## Written request:
Repeat, exactly and only, the lines from the beginning of the data through the line with "var topTicks = [139, 300, 400, 500];". Pictures are left out.

## Dataset section:
○ ○ ○ ○ ○ ○ ○

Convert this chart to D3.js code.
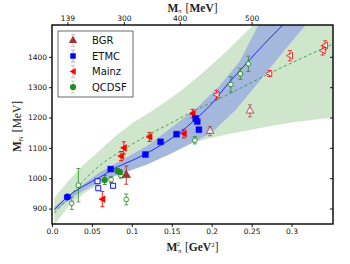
<!DOCTYPE html>
<html>
<head>
<meta charset="utf-8">
<style>
  body { margin: 0; background: #fff; }
  text { font-family: "DejaVu Sans", sans-serif; }
  .lab { font-family: "Liberation Serif", "DejaVu Serif", serif; }
</style>
<script src="https://cdn.jsdelivr.net/npm/d3@7"></script>
</head>
<body>
<script>
// ---- data ----
var xTicks = [0, 0.05, 0.1, 0.15, 0.2, 0.25, 0.3];
var xTickLabels = ["0.0", "0.05", "0.1", "0.15", "0.2", "0.25", "0.3"];
var yTicks = [900, 1000, 1100, 1200, 1300, 1400];
var topTicks = [139, 300, 400, 500];   // M_pi in MeV

// fit curves [Mpi^2, MN]
var blueFit = [[0.003,897],[0.02,940],[0.04,975],[0.06,1003],[0.08,1035],[0.10,1058],[0.12,1084],[0.14,1115],[0.16,1150],[0.18,1195],[0.20,1245],[0.22,1310],[0.244,1380],[0.265,1440],[0.289,1505]];
var blueUpper = [[0.003,905],[0.03,962],[0.06,1020],[0.09,1063],[0.12,1108],[0.15,1168],[0.18,1228],[0.21,1305],[0.235,1385],[0.26,1512]];
var blueLower = [[0.003,890],[0.03,945],[0.06,988],[0.09,1018],[0.12,1046],[0.15,1082],[0.18,1122],[0.20,1150],[0.23,1225],[0.26,1320],[0.29,1418],[0.32,1512]];
var greenFit = [[0.003,885],[0.02,935],[0.04,993],[0.06,1042],[0.09,1095],[0.12,1142],[0.15,1183],[0.18,1225],[0.21,1262],[0.24,1302],[0.27,1342],[0.30,1380],[0.352,1442]];
var greenUpper = [[0.003,935],[0.02,990],[0.04,1045],[0.06,1092],[0.08,1140],[0.10,1180],[0.13,1230],[0.16,1285],[0.19,1350],[0.22,1422],[0.25,1500],[0.27,1560],[0.352,1560]];
var greenLower = [[0.003,846],[0.02,905],[0.04,950],[0.07,995],[0.10,1040],[0.13,1075],[0.16,1105],[0.19,1127],[0.22,1145],[0.25,1160],[0.28,1175],[0.31,1187],[0.352,1200]];

// lattice points [Mpi^2, MN, error]
var bgrFilled = [[0.093,1010,30]];
var bgrOpen = [[0.198,1155,15],[0.248,1222,20]];
var etmcFilled = [[0.0735,1030,7],[0.117,1078,6],[0.136,1120,6],[0.156,1145,6],[0.180,1197,6],[0.182,1187,6],[0.184,1160,6]];
var etmcOpen = [[0.057,990,6],[0.058,967,6],[0.0765,975,6]];
var etmcPhys = [[0.0192,938,4]];
var mainzFilled = [[0.063,931,25],[0.0865,1073,15],[0.090,1100,20],[0.122,1136,15],[0.165,1147,14],[0.176,1213,14]];
var mainzOpen = [[0.206,1275,15],[0.272,1345,10],[0.298,1404,17],[0.339,1421,15],[0.342,1438,15]];
var qcdsfFilled = [[0.066,994,15],[0.082,1024,8],[0.085,1020,8]];
var qcdsfOpen = [[0.0247,917,20],[0.033,977,55],[0.074,995,10],[0.086,1010,10],[0.093,930,18],[0.179,1125,12],[0.224,1309,25],[0.236,1344,18],[0.246,1377,25]];

var legendNames = ["BGR", "ETMC", "Mainz", "QCDSF"];

// ---- layout ----
var W = 350, H = 264;
var margin = {top: 25, right: 17, bottom: 40, left: 52};
var width = W - margin.left - margin.right;
var height = H - margin.top - margin.bottom;

var cBGR = "#a83232", cETMC = "#0000ff", cMainz = "#ff0000", cQCDSF = "#228b22";

var svg = d3.select("body").append("svg")
  .attr("width", W).attr("height", H);

var g = svg.append("g")
  .attr("transform", "translate(" + margin.left + "," + margin.top + ")");

var x = d3.scaleLinear().domain([0, 0.352]).range([0, width]);
var y = d3.scaleLinear().domain([849, 1505]).range([height, 0]);

g.append("clipPath").attr("id", "clip")
  .append("rect").attr("width", width).attr("height", height);

var plot = g.append("g").attr("clip-path", "url(#clip)");

function band(up, lo) {
  var pts = up.concat(lo.slice().reverse());
  return "M" + pts.map(function(p){ return x(p[0]) + "," + y(p[1]); }).join("L") + "Z";
}
var line = d3.line()
  .x(function(d){ return x(d[0]); })
  .y(function(d){ return y(d[1]); })
  .curve(d3.curveMonotoneX);

plot.append("path").attr("d", band(greenUpper, greenLower))
  .attr("fill", "#cfe6cc");
plot.append("path").attr("d", band(blueUpper, blueLower))
  .attr("fill", "#a4b7dd");
plot.append("path").datum(blueFit).attr("d", line)
  .attr("fill", "none").attr("stroke", "#1a1aff").attr("stroke-width", 0.9);
plot.append("path").datum(greenFit).attr("d", line)
  .attr("fill", "none").attr("stroke", "#3c9a3c").attr("stroke-width", 0.9)
  .attr("stroke-dasharray", "3,2.5");

// ---- markers ----
function errbars(data, color, op) {
  var e = plot.append("g").attr("stroke", color).attr("stroke-width", 0.9).attr("opacity", op || 1);
  data.forEach(function(d){
    var cx = x(d[0]), y1 = y(d[1] - d[2]), y2 = y(d[1] + d[2]);
    e.append("line").attr("x1", cx).attr("x2", cx).attr("y1", y1).attr("y2", y2);
    e.append("line").attr("x1", cx - 2).attr("x2", cx + 2).attr("y1", y1).attr("y2", y1);
    e.append("line").attr("x1", cx - 2).attr("x2", cx + 2).attr("y1", y2).attr("y2", y2);
  });
}
function symbolPath(kind, size) {
  if (kind === "triUp") return d3.symbol().type(d3.symbolTriangle).size(size)();
  if (kind === "square") return d3.symbol().type(d3.symbolSquare).size(size)();
  if (kind === "circle") return d3.symbol().type(d3.symbolCircle).size(size)();
  // left-pointing triangle
  var r = Math.sqrt(size) * 0.62;
  return "M" + (-r) + ",0L" + (r * 0.8) + "," + (-r) + "L" + (r * 0.8) + "," + r + "Z";
}
function markers(data, kind, color, filled, size, op) {
  errbars(data, color, op);
  plot.append("g").selectAll("path").data(data).enter().append("path")
    .attr("transform", function(d){ return "translate(" + x(d[0]) + "," + y(d[1]) + ")"; })
    .attr("d", symbolPath(kind, size))
    .attr("fill", filled ? color : "#fff")
    .attr("stroke", color).attr("stroke-width", filled ? 0.5 : 1)
    .attr("opacity", op || 1);
}

markers(bgrOpen, "triUp", cBGR, false, 26, 0.75);
markers(bgrFilled, "triUp", cBGR, true, 34);
markers(qcdsfOpen, "circle", cQCDSF, false, 18, 0.85);
markers(mainzOpen, "triLeft", cMainz, false, 28, 0.8);
markers(etmcOpen, "square", cETMC, false, 26, 0.9);
markers(qcdsfFilled, "circle", cQCDSF, true, 26);
markers(mainzFilled, "triLeft", cMainz, true, 30);
markers(etmcFilled, "square", cETMC, true, 34);
markers(etmcPhys, "circle", cETMC, true, 34);

// ---- axes ----
var fs = "7.5px";
var axBottom = g.append("g").attr("transform", "translate(0," + height + ")")
  .call(d3.axisBottom(x).tickValues(xTicks).tickSize(3).tickPadding(2)
    .tickFormat(function(d, i){ return xTickLabels[i]; }));
var axLeft = g.append("g")
  .call(d3.axisLeft(y).tickValues(yTicks).tickSize(3).tickPadding(2).tickFormat(d3.format("d")));
var axRight = g.append("g").attr("transform", "translate(" + width + ",0)")
  .call(d3.axisLeft(y).tickValues(yTicks).tickSize(3).tickFormat(""));
var axTop = g.append("g")
  .call(d3.axisTop(x).tickValues(topTicks.map(function(m){ return (m / 1000) * (m / 1000); }))
    .tickSize(3).tickPadding(1)
    .tickFormat(function(d, i){ return topTicks[i]; }));

[axBottom, axLeft, axRight, axTop].forEach(function(a){
  a.select(".domain").remove();
  a.selectAll("line").attr("stroke", "#000").attr("stroke-width", 0.9);
  a.selectAll("text").attr("font-size", fs).attr("font-family", "DejaVu Sans").attr("fill", "#111");
});

g.append("rect").attr("width", width).attr("height", height)
  .attr("fill", "none").attr("stroke", "#000").attr("stroke-width", 1.4);

// axis titles
var xl = svg.append("text").attr("class", "lab")
  .attr("x", margin.left + width / 2).attr("y", 251)
  .attr("text-anchor", "middle").attr("font-size", "11.5px").attr("fill", "#222");
xl.append("tspan").attr("font-weight", "bold").text("M");
xl.append("tspan").attr("font-size", "7px").attr("dy", "2").attr("dx", "0.5").text("\u03c0");
xl.append("tspan").attr("font-size", "7px").attr("dy", "-7.5").attr("dx", "-5").text("2");
xl.append("tspan").attr("dy", "5.5").attr("dx", "5").text("[");
xl.append("tspan").attr("font-weight", "bold").text("GeV");
xl.append("tspan").attr("font-size", "7px").attr("dy", "-4").text("2");
xl.append("tspan").attr("dy", "4").text("]");

var tl = svg.append("text").attr("class", "lab")
  .attr("x", margin.left + width / 2).attr("y", 11.5)
  .attr("text-anchor", "middle").attr("font-size", "11.5px").attr("fill", "#222");
tl.append("tspan").attr("font-weight", "bold").text("M");
tl.append("tspan").attr("font-size", "6.5px").attr("dy", "1.5").text("\u03c0");
tl.append("tspan").attr("dy", "-1.5").attr("dx", "4").text("[");
tl.append("tspan").attr("font-weight", "bold").text("MeV");
tl.append("tspan").text("]");

var yl = svg.append("text").attr("class", "lab")
  .attr("transform", "translate(21," + (margin.top + height / 2 + 2) + ") rotate(-90)")
  .attr("text-anchor", "middle").attr("font-size", "11.5px").attr("fill", "#222");
yl.append("tspan").attr("font-weight", "bold").text("M");
yl.append("tspan").attr("font-size", "7px").attr("dy", "2").text("N");
yl.append("tspan").attr("dy", "-2").attr("dx", "4").text("[MeV]");

// ---- legend ----
var lg = svg.append("g").attr("transform", "translate(58,31)");
lg.append("rect").attr("width", 75).attr("height", 66)
  .attr("fill", "#fff").attr("stroke", "#444").attr("stroke-width", 0.8);
var legKinds = ["triUp", "square", "triLeft", "circle"];
var legCols = [cBGR, cETMC, cMainz, cQCDSF];
legendNames.forEach(function(name, i){
  var ly = 9.5 + i * 15.5;
  var e = lg.append("g").attr("stroke", legCols[i]).attr("opacity", 0.35).attr("stroke-width", 0.9);
  e.append("line").attr("x1", 15).attr("x2", 15).attr("y1", ly - 6).attr("y2", ly + 6);
  e.append("line").attr("x1", 13).attr("x2", 17).attr("y1", ly - 6).attr("y2", ly - 6);
  e.append("line").attr("x1", 13).attr("x2", 17).attr("y1", ly + 6).attr("y2", ly + 6);
  lg.append("path").attr("transform", "translate(15," + ly + ")")
    .attr("d", symbolPath(legKinds[i], 30)).attr("fill", legCols[i]);
  lg.append("text").attr("x", 34).attr("y", ly + 3.5)
    .attr("font-size", "10px").attr("fill", "#111").text(name);
});
</script>
</body>
</html>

○ ○ ○ ○ ○ ○ ○

## Solution for this problem:
Convert this chart to D3.js code.
<!DOCTYPE html>
<html>
<head>
<meta charset="utf-8">
<style>
  body { margin: 0; background: #fff; }
  text { font-family: "DejaVu Sans", sans-serif; }
  .lab { font-family: "Liberation Serif", "DejaVu Serif", serif; }
</style>
<script src="https://cdn.jsdelivr.net/npm/d3@7"></script>
</head>
<body>
<script>
// ---- data ----
var xTicks = [0, 0.05, 0.1, 0.15, 0.2, 0.25, 0.3];
var xTickLabels = ["0.0", "0.05", "0.1", "0.15", "0.2", "0.25", "0.3"];
var yTicks = [900, 1000, 1100, 1200, 1300, 1400];
var topTicks = [139, 300, 400, 500];   // M_pi in MeV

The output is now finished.